6.4.17

Una elocuencia arrolladora, por Gabriela Franco


(Sobre La barrera del sonido, de Marcelo Arias, Modesto Rimba, 2016)


Leí los relatos de Arias por primera vez cuando aún no tenían un título que los cobijara, y vuelvo a leerlos ahora que se han convertido en La barrera del sonido. Entre una lectura y otra, hay variaciones, simetrías, leves anacronismos. Más allá de los cambios de palabras, títulos, recortes, también es otra la lectura que se hace cuando los cuentos se han vuelto libro. Es otro el placer y es otro el hallazgo al poder subrayar una frase en un volumen que ya forma parte de mi biblioteca. Subrayo, por ejemplo: “el azar es un dios neutral. Por eso provoca espanto. Porque la neutralidad es un estado que los hombres no le podemos permitir a un dios”. Subrayo: “Me gustan los bares; me gusta dialogar con la gente que frecuenta los bares. Calculo que allí se computa, incluso, una cifra no menor de lo que llamaré mi identidad.”

Frases, iluminaciones, anécdotas. Los cuentos que integran este volumen tienen una fibra común, un tono, una línea de diálogo abierta. Conforman entre sí una suerte de constelación, hay brillos que guiñan de un cuento a otro. Y al mismo tiempo ofrecen una riquísima variedad de temas, recursos y humores.

Hay, por ejemplo, varios viajes que enhebran un itinerario entre relatos. Un viaje a El Chaltén, un viaje en el colectivo 44, la hoja de ruta de un cadete en pleno centro porteño, la planificación de un viaje al mar, una inquietante conversación en el vagón comedor de un tren en un viaje de regreso. Los modos de viajar son, de alguna manera, decisivos: “A internarme vine en colectivo. Me cuesta creer que vaya a abandonar la clínica en la ambulancia de la morgue si, para llegar hasta aquí, me tomé el 76.”

Ese otro viaje, el de la salud y sus límites, es motivo de dos cuentos. El que acabo de citar, “Intimidad”, y otro cuyo sugerente título es “¿Sabe cómo le dicen al arquero de su equipo?” En ambos aparece la figura del doctor Muñoz, que controla las “peripecias del organismo” del protagonista, y en ambos el humor y la paradoja iluminan los grandes temas. El narrador se pregunta: “¿La única alternativa para no morir prematuramente es vivir una vida en la que me quiera matar?” El narrador observa: “mi terror no lo provocan las maneras de morir que la ciencia contempla, sino los modos de vivir que sobrevuelan el consultorio”.

Y el epígrafe de Baudelaire, en el cuento siguiente, no sólo da pie al nuevo relato sino que también dialoga con el anterior: “y que, ebrios de su sangre, preferían, en suma, el dolor a la muerte y el infierno a la nada”. Y viene bien citar las citas, porque otro de los hilos invisibles que engarzan un cuento con otro es la lectura.

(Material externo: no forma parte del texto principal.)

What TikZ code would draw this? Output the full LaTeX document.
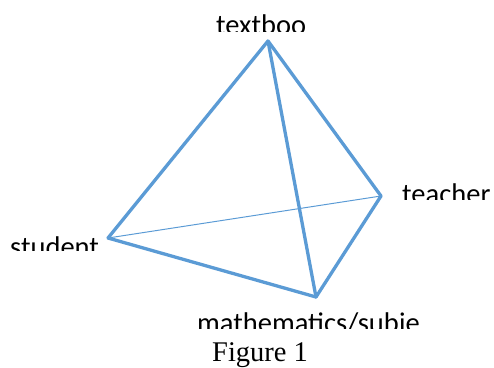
\documentclass[tikz,border=0pt]{standalone}
\usepackage{fontspec}
\setmainfont{Liberation Serif}
\newfontfamily\lblfont{Carlito}
\definecolor{edgeblue}{HTML}{5B9BD5}
\tikzset{
  thickedge/.style={draw=edgeblue, line width=3.3pt, line join=round, line cap=round},
  thinedge/.style={draw=edgeblue, line width=1pt},
  lbl/.style={inner sep=0pt, anchor=base west, font=\lblfont\fontsize{28.5}{30}\selectfont},
  caption/.style={inner sep=0pt, anchor=base west, font=\fontsize{28.5}{30}\selectfont}
}
\begin{document}
\begin{tikzpicture}[x=1pt,y=-1pt]
\useasboundingbox (0,0) rectangle (494,367);
\coordinate (T) at (268,41);
\coordinate (L) at (108,238);
\coordinate (R) at (381,196);
\coordinate (B) at (316,297);
\draw[thinedge] (L) -- (R);
\draw[thickedge] (T) -- (L);
\draw[thickedge] (T) -- (B);
\draw[thickedge] (T) -- (R);
\draw[thickedge] (L) -- (B);
\draw[thickedge] (R) -- (B);
\begin{scope}
\clip (200,0) rectangle (340,31);
\node[lbl] (textbook) at (216,34) {textboo};
\end{scope}
\begin{scope}
\clip (0,220) rectangle (110,250);
\node[lbl] (student) at (10,256) {student};
\end{scope}
\begin{scope}
\clip (395,170) rectangle (494,199);
\node[lbl] (teacher) at (402,203) {teacher};
\end{scope}
\begin{scope}
\clip (190,300) rectangle (424,328);
\node[lbl] (subject) at (197,332) {mathematics/subje};
\end{scope}
\node[caption] (fig) at (212,361) {Figure 1};
\end{tikzpicture}
\end{document}
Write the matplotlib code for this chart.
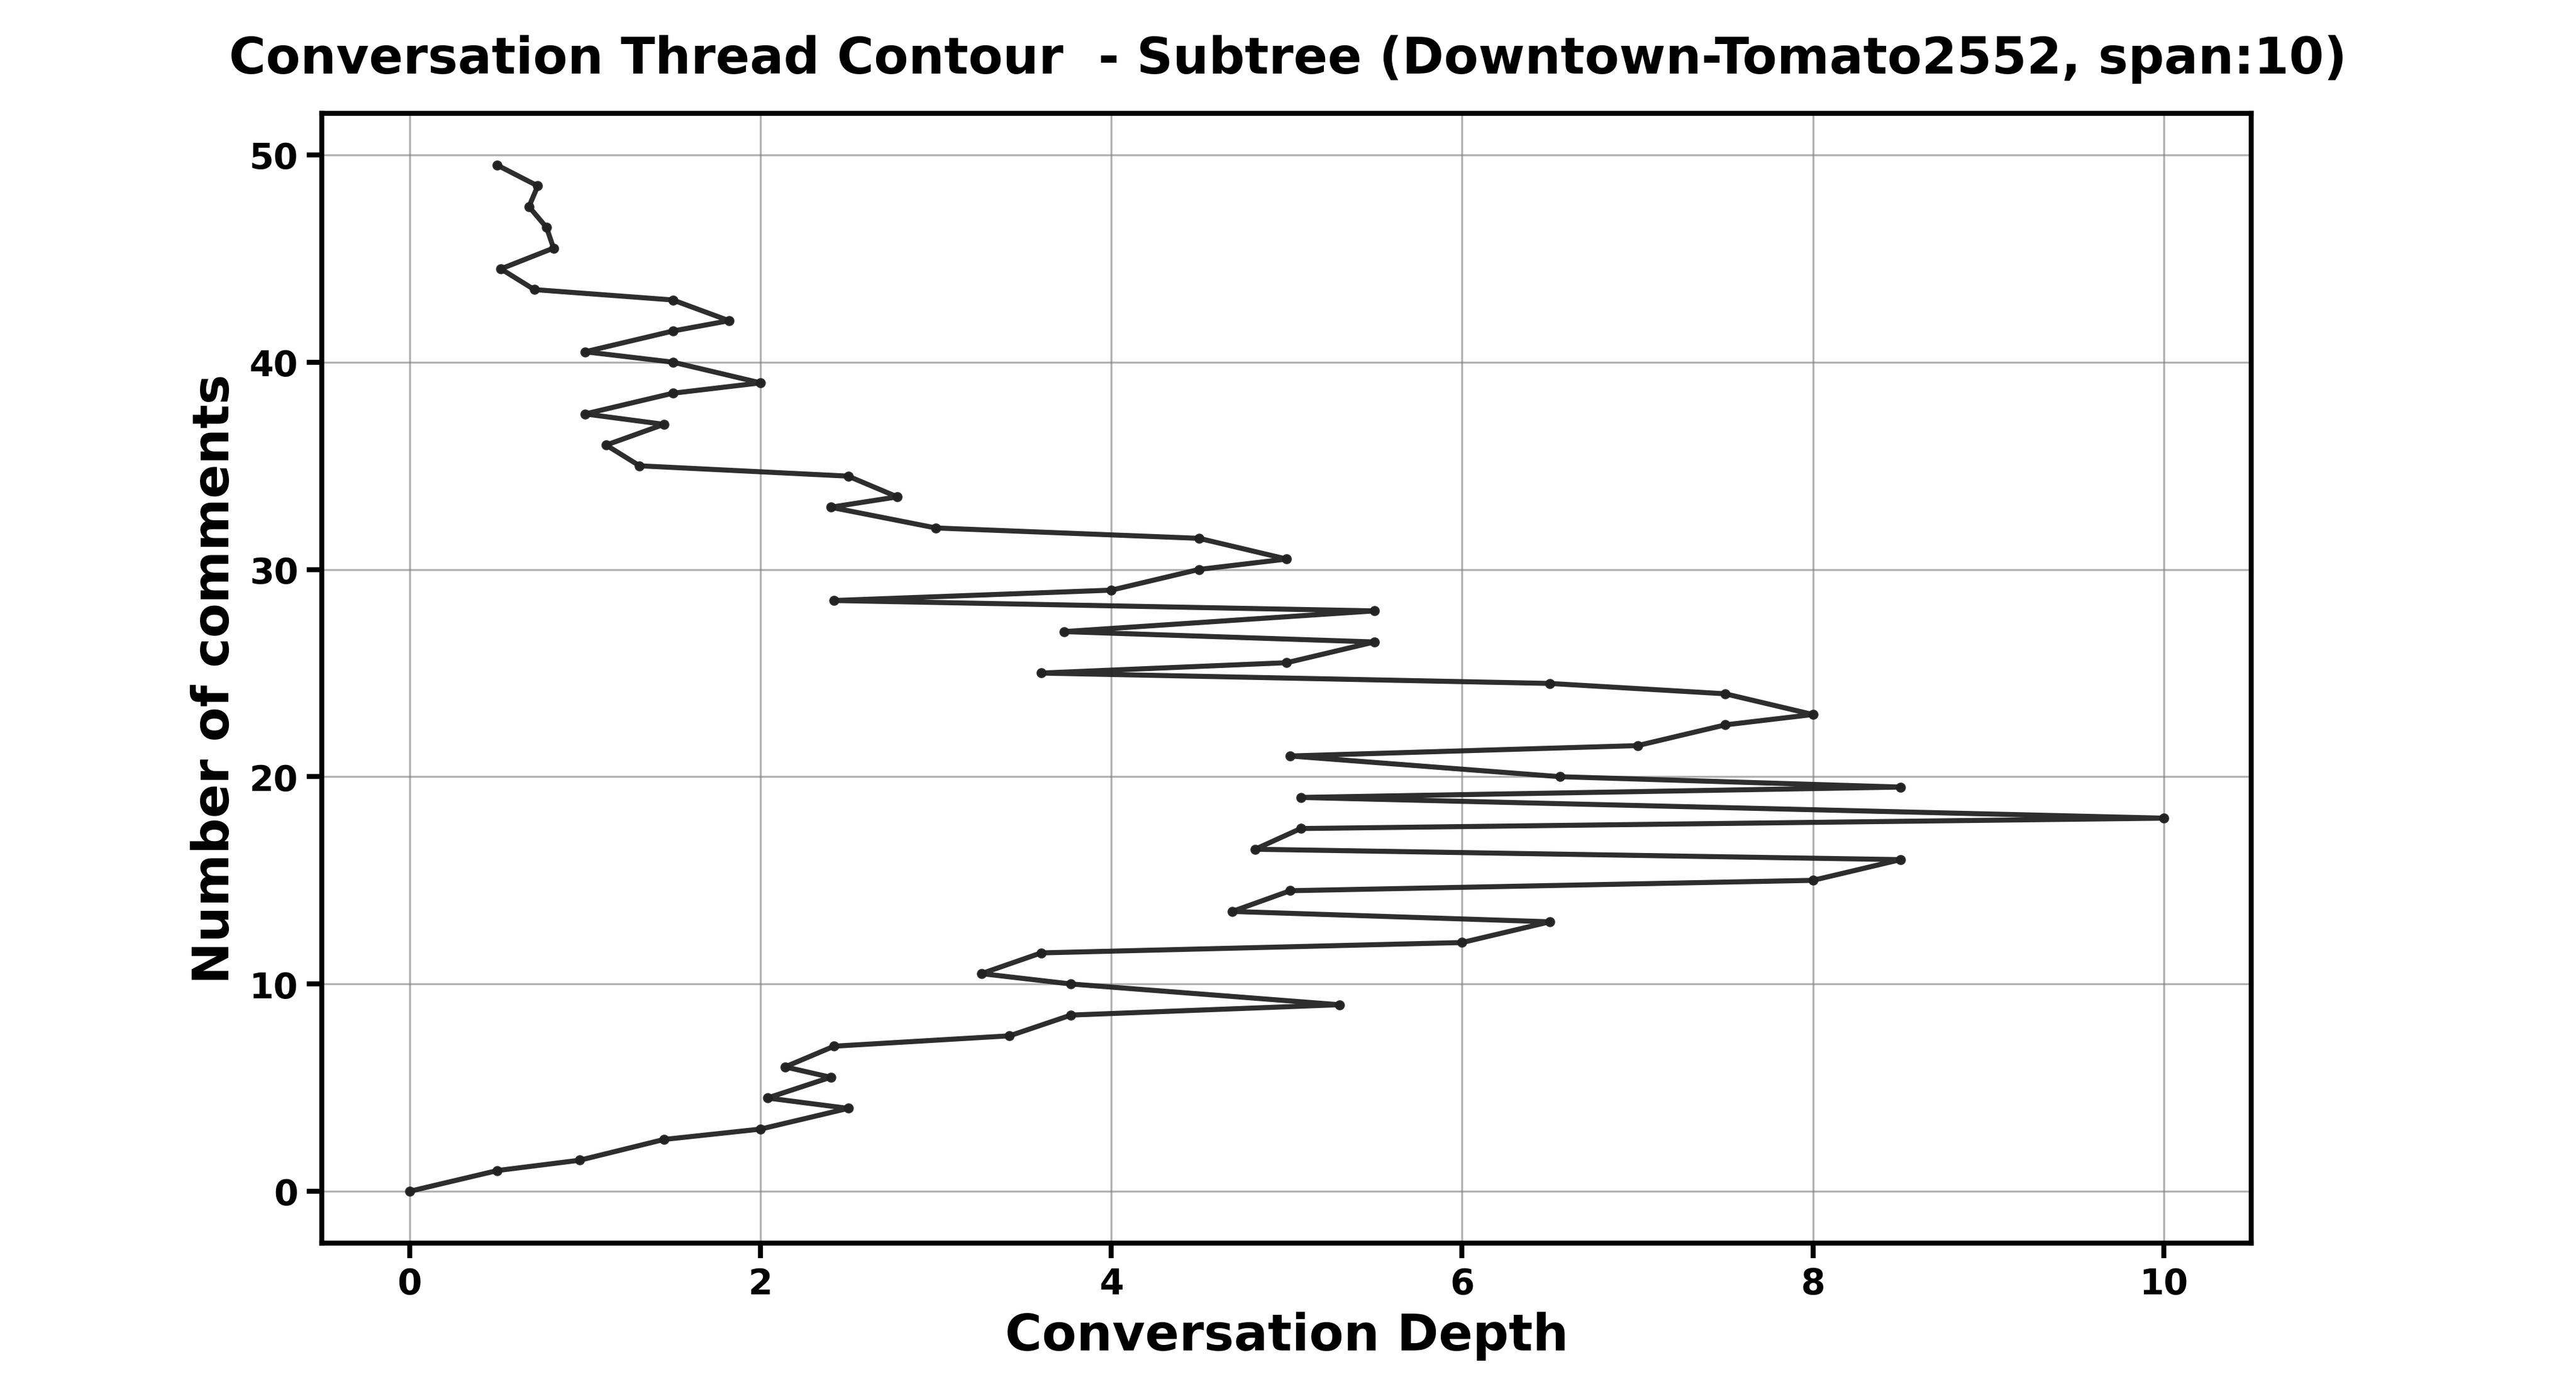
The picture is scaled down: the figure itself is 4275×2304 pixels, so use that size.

Están las 1023 páginas de Anna Karenina envueltas en una trama de objetos perdidos; están los mensajes de texto que se leen con el rabillo del ojo al compañero de asiento en un viaje en el transporte público.

Hay más. Hay diálogos fabulosos que capturan no sólo modos de hablar de un tiempo particular sino la forma de la percepción del tiempo y sus distorsiones. O registros implacables de la paranoia urbana. O retratos de la incomunicación en plena era de las comunicaciones.

Un rasgo común a todos los cuentos es, sin duda, su riqueza expresiva. A contrapelo de la escritura más bien llana que suele abundar en la narrativa actual, este libro ofrece una elocuencia arrolladora. También es llamativo el predominio de la narración en presente, como quien intenta tornar vívido y palpable cada acontecimiento.

Los nueve cuentos que componen La barrera del sonido confirman que Arias es un contador de fábulas, un perfeccionista de anécdotas, un juglar que rescata historias y las pule hasta volverlas literatura. En otras palabras, Arias es un narrador nato.